AIM OF THE EXERCISE: Write out the material again exactly, please, and omit the pictures.

# Start of DATA EXCERPT

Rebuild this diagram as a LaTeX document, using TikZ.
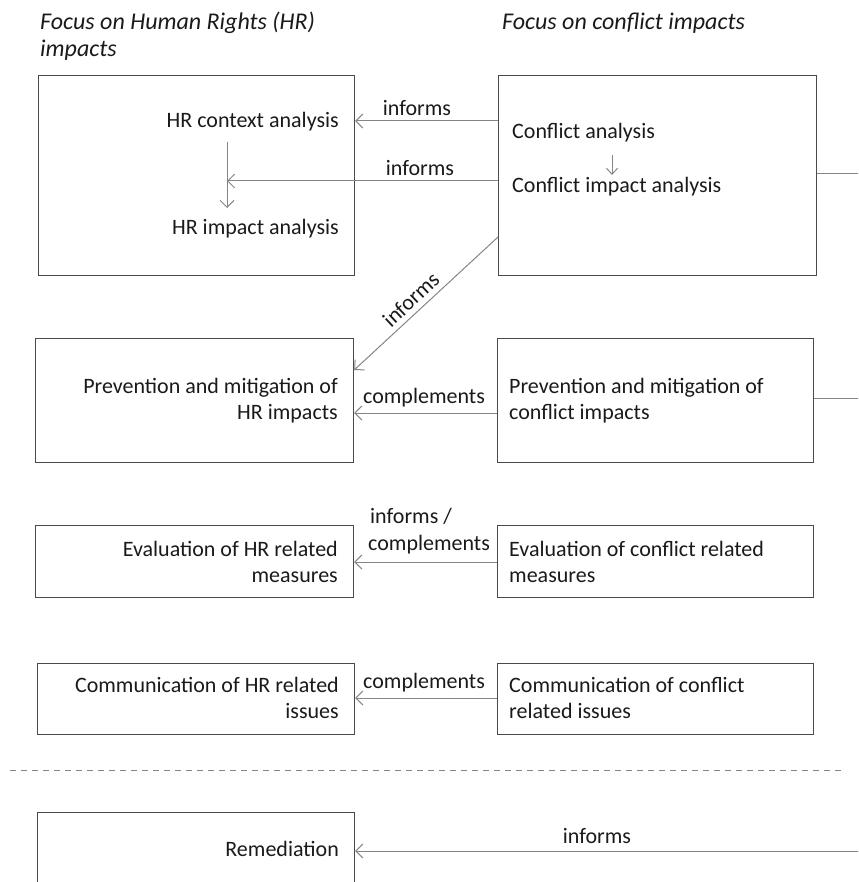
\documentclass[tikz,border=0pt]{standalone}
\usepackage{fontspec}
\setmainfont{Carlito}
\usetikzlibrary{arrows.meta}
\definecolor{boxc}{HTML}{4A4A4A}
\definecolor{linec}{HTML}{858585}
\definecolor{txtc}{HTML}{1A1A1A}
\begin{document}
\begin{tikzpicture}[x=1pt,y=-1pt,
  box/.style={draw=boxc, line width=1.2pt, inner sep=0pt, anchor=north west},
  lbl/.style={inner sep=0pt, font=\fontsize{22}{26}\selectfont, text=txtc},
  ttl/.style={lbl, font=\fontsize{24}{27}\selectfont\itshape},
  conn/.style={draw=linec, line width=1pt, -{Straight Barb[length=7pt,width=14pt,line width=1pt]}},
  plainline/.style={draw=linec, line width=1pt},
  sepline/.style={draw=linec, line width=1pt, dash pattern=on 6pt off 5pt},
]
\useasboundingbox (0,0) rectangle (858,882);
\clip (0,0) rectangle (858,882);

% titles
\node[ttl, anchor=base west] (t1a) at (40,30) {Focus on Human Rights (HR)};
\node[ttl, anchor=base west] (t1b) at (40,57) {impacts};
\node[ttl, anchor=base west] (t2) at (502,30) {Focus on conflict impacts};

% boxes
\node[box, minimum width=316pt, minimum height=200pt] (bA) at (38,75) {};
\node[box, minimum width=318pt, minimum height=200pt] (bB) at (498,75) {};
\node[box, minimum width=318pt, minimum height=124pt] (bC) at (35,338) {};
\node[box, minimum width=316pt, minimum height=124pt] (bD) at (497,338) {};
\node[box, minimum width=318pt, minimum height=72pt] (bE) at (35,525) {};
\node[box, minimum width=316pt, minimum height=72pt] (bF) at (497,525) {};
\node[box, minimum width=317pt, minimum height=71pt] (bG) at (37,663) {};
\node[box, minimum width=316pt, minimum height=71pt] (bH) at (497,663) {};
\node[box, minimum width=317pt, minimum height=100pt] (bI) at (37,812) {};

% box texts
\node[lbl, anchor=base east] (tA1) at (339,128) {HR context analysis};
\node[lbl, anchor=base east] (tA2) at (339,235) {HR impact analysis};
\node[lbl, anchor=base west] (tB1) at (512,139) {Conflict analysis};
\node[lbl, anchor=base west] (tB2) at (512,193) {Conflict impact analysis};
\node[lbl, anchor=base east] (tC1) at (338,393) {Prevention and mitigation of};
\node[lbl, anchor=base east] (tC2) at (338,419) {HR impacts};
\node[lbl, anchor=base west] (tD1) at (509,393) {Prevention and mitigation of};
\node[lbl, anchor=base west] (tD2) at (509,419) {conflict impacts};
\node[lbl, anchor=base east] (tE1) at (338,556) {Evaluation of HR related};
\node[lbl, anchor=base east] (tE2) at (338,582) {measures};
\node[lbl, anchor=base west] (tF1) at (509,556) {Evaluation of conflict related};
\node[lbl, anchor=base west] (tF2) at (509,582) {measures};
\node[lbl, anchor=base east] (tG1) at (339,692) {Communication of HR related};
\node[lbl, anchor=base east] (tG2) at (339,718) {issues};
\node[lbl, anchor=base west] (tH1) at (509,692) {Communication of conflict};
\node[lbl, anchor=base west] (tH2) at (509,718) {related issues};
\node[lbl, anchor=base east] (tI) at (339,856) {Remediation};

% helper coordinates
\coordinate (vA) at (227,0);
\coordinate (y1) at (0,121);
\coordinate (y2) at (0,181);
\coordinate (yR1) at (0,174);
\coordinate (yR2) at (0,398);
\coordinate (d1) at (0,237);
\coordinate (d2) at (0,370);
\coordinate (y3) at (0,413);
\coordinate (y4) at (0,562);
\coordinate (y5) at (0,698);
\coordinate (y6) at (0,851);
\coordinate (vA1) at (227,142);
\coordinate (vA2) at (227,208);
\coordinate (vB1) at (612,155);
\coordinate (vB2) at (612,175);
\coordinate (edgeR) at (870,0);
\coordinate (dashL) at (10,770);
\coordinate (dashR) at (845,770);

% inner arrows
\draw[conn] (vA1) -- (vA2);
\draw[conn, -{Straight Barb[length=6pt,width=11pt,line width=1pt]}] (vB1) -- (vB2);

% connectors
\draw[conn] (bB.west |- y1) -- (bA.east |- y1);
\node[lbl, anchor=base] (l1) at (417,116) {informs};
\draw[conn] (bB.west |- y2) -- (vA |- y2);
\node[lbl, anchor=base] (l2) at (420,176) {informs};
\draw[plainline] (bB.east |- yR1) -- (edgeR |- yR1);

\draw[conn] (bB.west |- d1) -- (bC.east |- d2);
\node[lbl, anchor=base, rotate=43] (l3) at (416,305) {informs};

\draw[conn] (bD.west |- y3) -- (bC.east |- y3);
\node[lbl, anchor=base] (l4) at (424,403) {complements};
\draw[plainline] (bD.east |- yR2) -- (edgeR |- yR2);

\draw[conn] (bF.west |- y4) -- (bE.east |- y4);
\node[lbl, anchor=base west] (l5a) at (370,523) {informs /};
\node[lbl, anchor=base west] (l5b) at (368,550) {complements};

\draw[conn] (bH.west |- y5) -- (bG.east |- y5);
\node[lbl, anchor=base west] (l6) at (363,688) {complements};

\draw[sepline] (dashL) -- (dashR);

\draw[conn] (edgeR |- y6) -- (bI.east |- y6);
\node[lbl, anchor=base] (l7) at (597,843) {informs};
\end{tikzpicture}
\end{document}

# End of DATA EXCERPT

EXPECTED ANSWER:
Rebuild this diagram as a LaTeX document, using TikZ.
\documentclass[tikz,border=0pt]{standalone}
\usepackage{fontspec}
\setmainfont{Carlito}
\usetikzlibrary{arrows.meta}
\definecolor{boxc}{HTML}{4A4A4A}
\definecolor{linec}{HTML}{858585}
\definecolor{txtc}{HTML}{1A1A1A}
\begin{document}
\begin{tikzpicture}[x=1pt,y=-1pt,
  box/.style={draw=boxc, line width=1.2pt, inner sep=0pt, anchor=north west},
  lbl/.style={inner sep=0pt, font=\fontsize{22}{26}\selectfont, text=txtc},
  ttl/.style={lbl, font=\fontsize{24}{27}\selectfont\itshape},
  conn/.style={draw=linec, line width=1pt, -{Straight Barb[length=7pt,width=14pt,line width=1pt]}},
  plainline/.style={draw=linec, line width=1pt},
  sepline/.style={draw=linec, line width=1pt, dash pattern=on 6pt off 5pt},
]
\useasboundingbox (0,0) rectangle (858,882);
\clip (0,0) rectangle (858,882);

% titles
\node[ttl, anchor=base west] (t1a) at (40,30) {Focus on Human Rights (HR)};
\node[ttl, anchor=base west] (t1b) at (40,57) {impacts};
\node[ttl, anchor=base west] (t2) at (502,30) {Focus on conflict impacts};

% boxes
\node[box, minimum width=316pt, minimum height=200pt] (bA) at (38,75) {};
\node[box, minimum width=318pt, minimum height=200pt] (bB) at (498,75) {};
\node[box, minimum width=318pt, minimum height=124pt] (bC) at (35,338) {};
\node[box, minimum width=316pt, minimum height=124pt] (bD) at (497,338) {};
\node[box, minimum width=318pt, minimum height=72pt] (bE) at (35,525) {};
\node[box, minimum width=316pt, minimum height=72pt] (bF) at (497,525) {};
\node[box, minimum width=317pt, minimum height=71pt] (bG) at (37,663) {};
\node[box, minimum width=316pt, minimum height=71pt] (bH) at (497,663) {};
\node[box, minimum width=317pt, minimum height=100pt] (bI) at (37,812) {};

% box texts
\node[lbl, anchor=base east] (tA1) at (339,128) {HR context analysis};
\node[lbl, anchor=base east] (tA2) at (339,235) {HR impact analysis};
\node[lbl, anchor=base west] (tB1) at (512,139) {Conflict analysis};
\node[lbl, anchor=base west] (tB2) at (512,193) {Conflict impact analysis};
\node[lbl, anchor=base east] (tC1) at (338,393) {Prevention and mitigation of};
\node[lbl, anchor=base east] (tC2) at (338,419) {HR impacts};
\node[lbl, anchor=base west] (tD1) at (509,393) {Prevention and mitigation of};
\node[lbl, anchor=base west] (tD2) at (509,419) {conflict impacts};
\node[lbl, anchor=base east] (tE1) at (338,556) {Evaluation of HR related};
\node[lbl, anchor=base east] (tE2) at (338,582) {measures};
\node[lbl, anchor=base west] (tF1) at (509,556) {Evaluation of conflict related};
\node[lbl, anchor=base west] (tF2) at (509,582) {measures};
\node[lbl, anchor=base east] (tG1) at (339,692) {Communication of HR related};
\node[lbl, anchor=base east] (tG2) at (339,718) {issues};
\node[lbl, anchor=base west] (tH1) at (509,692) {Communication of conflict};
\node[lbl, anchor=base west] (tH2) at (509,718) {related issues};
\node[lbl, anchor=base east] (tI) at (339,856) {Remediation};

% helper coordinates
\coordinate (vA) at (227,0);
\coordinate (y1) at (0,121);
\coordinate (y2) at (0,181);
\coordinate (yR1) at (0,174);
\coordinate (yR2) at (0,398);
\coordinate (d1) at (0,237);
\coordinate (d2) at (0,370);
\coordinate (y3) at (0,413);
\coordinate (y4) at (0,562);
\coordinate (y5) at (0,698);
\coordinate (y6) at (0,851);
\coordinate (vA1) at (227,142);
\coordinate (vA2) at (227,208);
\coordinate (vB1) at (612,155);
\coordinate (vB2) at (612,175);
\coordinate (edgeR) at (870,0);
\coordinate (dashL) at (10,770);
\coordinate (dashR) at (845,770);

% inner arrows
\draw[conn] (vA1) -- (vA2);
\draw[conn, -{Straight Barb[length=6pt,width=11pt,line width=1pt]}] (vB1) -- (vB2);

% connectors
\draw[conn] (bB.west |- y1) -- (bA.east |- y1);
\node[lbl, anchor=base] (l1) at (417,116) {informs};
\draw[conn] (bB.west |- y2) -- (vA |- y2);
\node[lbl, anchor=base] (l2) at (420,176) {informs};
\draw[plainline] (bB.east |- yR1) -- (edgeR |- yR1);

\draw[conn] (bB.west |- d1) -- (bC.east |- d2);
\node[lbl, anchor=base, rotate=43] (l3) at (416,305) {informs};

\draw[conn] (bD.west |- y3) -- (bC.east |- y3);
\node[lbl, anchor=base] (l4) at (424,403) {complements};
\draw[plainline] (bD.east |- yR2) -- (edgeR |- yR2);

\draw[conn] (bF.west |- y4) -- (bE.east |- y4);
\node[lbl, anchor=base west] (l5a) at (370,523) {informs /};
\node[lbl, anchor=base west] (l5b) at (368,550) {complements};

\draw[conn] (bH.west |- y5) -- (bG.east |- y5);
\node[lbl, anchor=base west] (l6) at (363,688) {complements};

\draw[sepline] (dashL) -- (dashR);

\draw[conn] (edgeR |- y6) -- (bI.east |- y6);
\node[lbl, anchor=base] (l7) at (597,843) {informs};
\end{tikzpicture}
\end{document}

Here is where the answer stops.